● YOUR GOAL: Give the material once more, word for word, without any images.
:: COLLECTED MATERIAL
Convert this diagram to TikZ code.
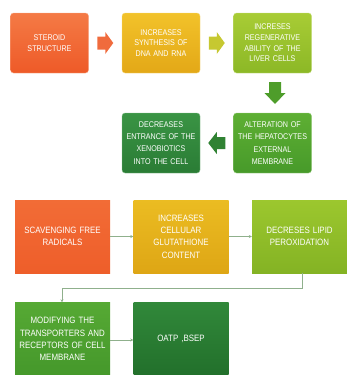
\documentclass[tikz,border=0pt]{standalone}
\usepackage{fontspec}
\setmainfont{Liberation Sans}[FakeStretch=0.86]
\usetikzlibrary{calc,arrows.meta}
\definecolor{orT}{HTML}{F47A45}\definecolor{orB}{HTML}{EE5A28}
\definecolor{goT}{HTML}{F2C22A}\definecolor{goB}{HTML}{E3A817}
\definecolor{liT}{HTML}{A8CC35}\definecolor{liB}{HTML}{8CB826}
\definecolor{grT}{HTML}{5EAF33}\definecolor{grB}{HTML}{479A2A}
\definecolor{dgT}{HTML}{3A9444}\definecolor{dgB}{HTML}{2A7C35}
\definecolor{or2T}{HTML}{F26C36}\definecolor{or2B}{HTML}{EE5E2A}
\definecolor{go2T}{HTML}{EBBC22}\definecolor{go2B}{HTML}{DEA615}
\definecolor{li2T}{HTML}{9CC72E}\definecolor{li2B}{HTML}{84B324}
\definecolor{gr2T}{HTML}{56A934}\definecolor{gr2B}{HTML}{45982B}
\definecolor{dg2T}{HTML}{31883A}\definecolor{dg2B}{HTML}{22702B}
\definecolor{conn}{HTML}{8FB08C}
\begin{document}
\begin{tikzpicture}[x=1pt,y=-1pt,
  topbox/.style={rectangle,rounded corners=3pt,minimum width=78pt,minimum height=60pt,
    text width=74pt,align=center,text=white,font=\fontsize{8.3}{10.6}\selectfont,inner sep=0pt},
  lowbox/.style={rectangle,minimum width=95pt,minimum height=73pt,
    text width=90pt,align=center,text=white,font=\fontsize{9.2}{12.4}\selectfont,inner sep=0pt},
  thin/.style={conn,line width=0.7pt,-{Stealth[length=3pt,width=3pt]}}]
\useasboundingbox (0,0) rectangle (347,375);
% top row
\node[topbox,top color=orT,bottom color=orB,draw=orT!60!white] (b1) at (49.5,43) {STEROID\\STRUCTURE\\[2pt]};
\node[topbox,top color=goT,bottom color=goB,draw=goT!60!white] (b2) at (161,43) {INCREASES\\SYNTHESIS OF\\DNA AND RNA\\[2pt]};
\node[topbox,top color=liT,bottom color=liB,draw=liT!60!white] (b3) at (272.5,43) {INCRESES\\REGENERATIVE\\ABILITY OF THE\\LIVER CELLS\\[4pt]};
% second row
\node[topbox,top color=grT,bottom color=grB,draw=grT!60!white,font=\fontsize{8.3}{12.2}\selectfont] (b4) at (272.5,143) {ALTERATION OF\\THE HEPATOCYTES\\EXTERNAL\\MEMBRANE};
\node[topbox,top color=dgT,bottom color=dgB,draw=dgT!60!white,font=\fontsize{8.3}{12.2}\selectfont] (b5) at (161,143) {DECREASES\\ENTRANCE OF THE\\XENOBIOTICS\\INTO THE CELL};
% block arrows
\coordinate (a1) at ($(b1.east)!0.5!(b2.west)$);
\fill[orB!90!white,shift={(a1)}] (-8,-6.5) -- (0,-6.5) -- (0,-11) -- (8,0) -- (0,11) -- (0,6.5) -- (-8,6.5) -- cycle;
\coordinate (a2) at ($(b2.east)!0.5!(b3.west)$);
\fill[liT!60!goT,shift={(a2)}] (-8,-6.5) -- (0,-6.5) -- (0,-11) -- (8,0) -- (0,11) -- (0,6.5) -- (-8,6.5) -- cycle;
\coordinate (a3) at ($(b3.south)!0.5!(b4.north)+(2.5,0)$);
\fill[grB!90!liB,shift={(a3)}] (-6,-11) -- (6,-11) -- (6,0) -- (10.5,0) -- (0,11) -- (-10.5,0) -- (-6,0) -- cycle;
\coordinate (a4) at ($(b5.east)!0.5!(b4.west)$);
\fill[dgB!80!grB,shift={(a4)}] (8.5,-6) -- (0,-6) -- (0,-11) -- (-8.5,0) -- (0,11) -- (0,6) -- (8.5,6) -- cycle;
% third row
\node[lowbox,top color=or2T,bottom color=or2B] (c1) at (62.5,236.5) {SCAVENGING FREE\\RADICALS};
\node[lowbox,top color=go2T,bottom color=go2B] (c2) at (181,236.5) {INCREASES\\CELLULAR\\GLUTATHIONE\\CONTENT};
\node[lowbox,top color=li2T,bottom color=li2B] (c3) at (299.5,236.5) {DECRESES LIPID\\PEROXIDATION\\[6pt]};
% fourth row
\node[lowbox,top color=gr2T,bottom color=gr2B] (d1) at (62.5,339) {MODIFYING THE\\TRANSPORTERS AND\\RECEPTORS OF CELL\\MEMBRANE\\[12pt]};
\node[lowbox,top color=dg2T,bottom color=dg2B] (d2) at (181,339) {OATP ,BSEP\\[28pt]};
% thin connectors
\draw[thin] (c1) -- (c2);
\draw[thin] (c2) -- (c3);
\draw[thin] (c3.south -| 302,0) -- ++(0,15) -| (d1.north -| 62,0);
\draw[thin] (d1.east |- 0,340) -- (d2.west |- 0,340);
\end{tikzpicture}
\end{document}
::::
● RESULT FOR THIS TASK:
Convert this diagram to TikZ code.
\documentclass[tikz,border=0pt]{standalone}
\usepackage{fontspec}
\setmainfont{Liberation Sans}[FakeStretch=0.86]
\usetikzlibrary{calc,arrows.meta}
\definecolor{orT}{HTML}{F47A45}\definecolor{orB}{HTML}{EE5A28}
\definecolor{goT}{HTML}{F2C22A}\definecolor{goB}{HTML}{E3A817}
\definecolor{liT}{HTML}{A8CC35}\definecolor{liB}{HTML}{8CB826}
\definecolor{grT}{HTML}{5EAF33}\definecolor{grB}{HTML}{479A2A}
\definecolor{dgT}{HTML}{3A9444}\definecolor{dgB}{HTML}{2A7C35}
\definecolor{or2T}{HTML}{F26C36}\definecolor{or2B}{HTML}{EE5E2A}
\definecolor{go2T}{HTML}{EBBC22}\definecolor{go2B}{HTML}{DEA615}
\definecolor{li2T}{HTML}{9CC72E}\definecolor{li2B}{HTML}{84B324}
\definecolor{gr2T}{HTML}{56A934}\definecolor{gr2B}{HTML}{45982B}
\definecolor{dg2T}{HTML}{31883A}\definecolor{dg2B}{HTML}{22702B}
\definecolor{conn}{HTML}{8FB08C}
\begin{document}
\begin{tikzpicture}[x=1pt,y=-1pt,
  topbox/.style={rectangle,rounded corners=3pt,minimum width=78pt,minimum height=60pt,
    text width=74pt,align=center,text=white,font=\fontsize{8.3}{10.6}\selectfont,inner sep=0pt},
  lowbox/.style={rectangle,minimum width=95pt,minimum height=73pt,
    text width=90pt,align=center,text=white,font=\fontsize{9.2}{12.4}\selectfont,inner sep=0pt},
  thin/.style={conn,line width=0.7pt,-{Stealth[length=3pt,width=3pt]}}]
\useasboundingbox (0,0) rectangle (347,375);
% top row
\node[topbox,top color=orT,bottom color=orB,draw=orT!60!white] (b1) at (49.5,43) {STEROID\\STRUCTURE\\[2pt]};
\node[topbox,top color=goT,bottom color=goB,draw=goT!60!white] (b2) at (161,43) {INCREASES\\SYNTHESIS OF\\DNA AND RNA\\[2pt]};
\node[topbox,top color=liT,bottom color=liB,draw=liT!60!white] (b3) at (272.5,43) {INCRESES\\REGENERATIVE\\ABILITY OF THE\\LIVER CELLS\\[4pt]};
% second row
\node[topbox,top color=grT,bottom color=grB,draw=grT!60!white,font=\fontsize{8.3}{12.2}\selectfont] (b4) at (272.5,143) {ALTERATION OF\\THE HEPATOCYTES\\EXTERNAL\\MEMBRANE};
\node[topbox,top color=dgT,bottom color=dgB,draw=dgT!60!white,font=\fontsize{8.3}{12.2}\selectfont] (b5) at (161,143) {DECREASES\\ENTRANCE OF THE\\XENOBIOTICS\\INTO THE CELL};
% block arrows
\coordinate (a1) at ($(b1.east)!0.5!(b2.west)$);
\fill[orB!90!white,shift={(a1)}] (-8,-6.5) -- (0,-6.5) -- (0,-11) -- (8,0) -- (0,11) -- (0,6.5) -- (-8,6.5) -- cycle;
\coordinate (a2) at ($(b2.east)!0.5!(b3.west)$);
\fill[liT!60!goT,shift={(a2)}] (-8,-6.5) -- (0,-6.5) -- (0,-11) -- (8,0) -- (0,11) -- (0,6.5) -- (-8,6.5) -- cycle;
\coordinate (a3) at ($(b3.south)!0.5!(b4.north)+(2.5,0)$);
\fill[grB!90!liB,shift={(a3)}] (-6,-11) -- (6,-11) -- (6,0) -- (10.5,0) -- (0,11) -- (-10.5,0) -- (-6,0) -- cycle;
\coordinate (a4) at ($(b5.east)!0.5!(b4.west)$);
\fill[dgB!80!grB,shift={(a4)}] (8.5,-6) -- (0,-6) -- (0,-11) -- (-8.5,0) -- (0,11) -- (0,6) -- (8.5,6) -- cycle;
% third row
\node[lowbox,top color=or2T,bottom color=or2B] (c1) at (62.5,236.5) {SCAVENGING FREE\\RADICALS};
\node[lowbox,top color=go2T,bottom color=go2B] (c2) at (181,236.5) {INCREASES\\CELLULAR\\GLUTATHIONE\\CONTENT};
\node[lowbox,top color=li2T,bottom color=li2B] (c3) at (299.5,236.5) {DECRESES LIPID\\PEROXIDATION\\[6pt]};
% fourth row
\node[lowbox,top color=gr2T,bottom color=gr2B] (d1) at (62.5,339) {MODIFYING THE\\TRANSPORTERS AND\\RECEPTORS OF CELL\\MEMBRANE\\[12pt]};
\node[lowbox,top color=dg2T,bottom color=dg2B] (d2) at (181,339) {OATP ,BSEP\\[28pt]};
% thin connectors
\draw[thin] (c1) -- (c2);
\draw[thin] (c2) -- (c3);
\draw[thin] (c3.south -| 302,0) -- ++(0,15) -| (d1.north -| 62,0);
\draw[thin] (d1.east |- 0,340) -- (d2.west |- 0,340);
\end{tikzpicture}
\end{document}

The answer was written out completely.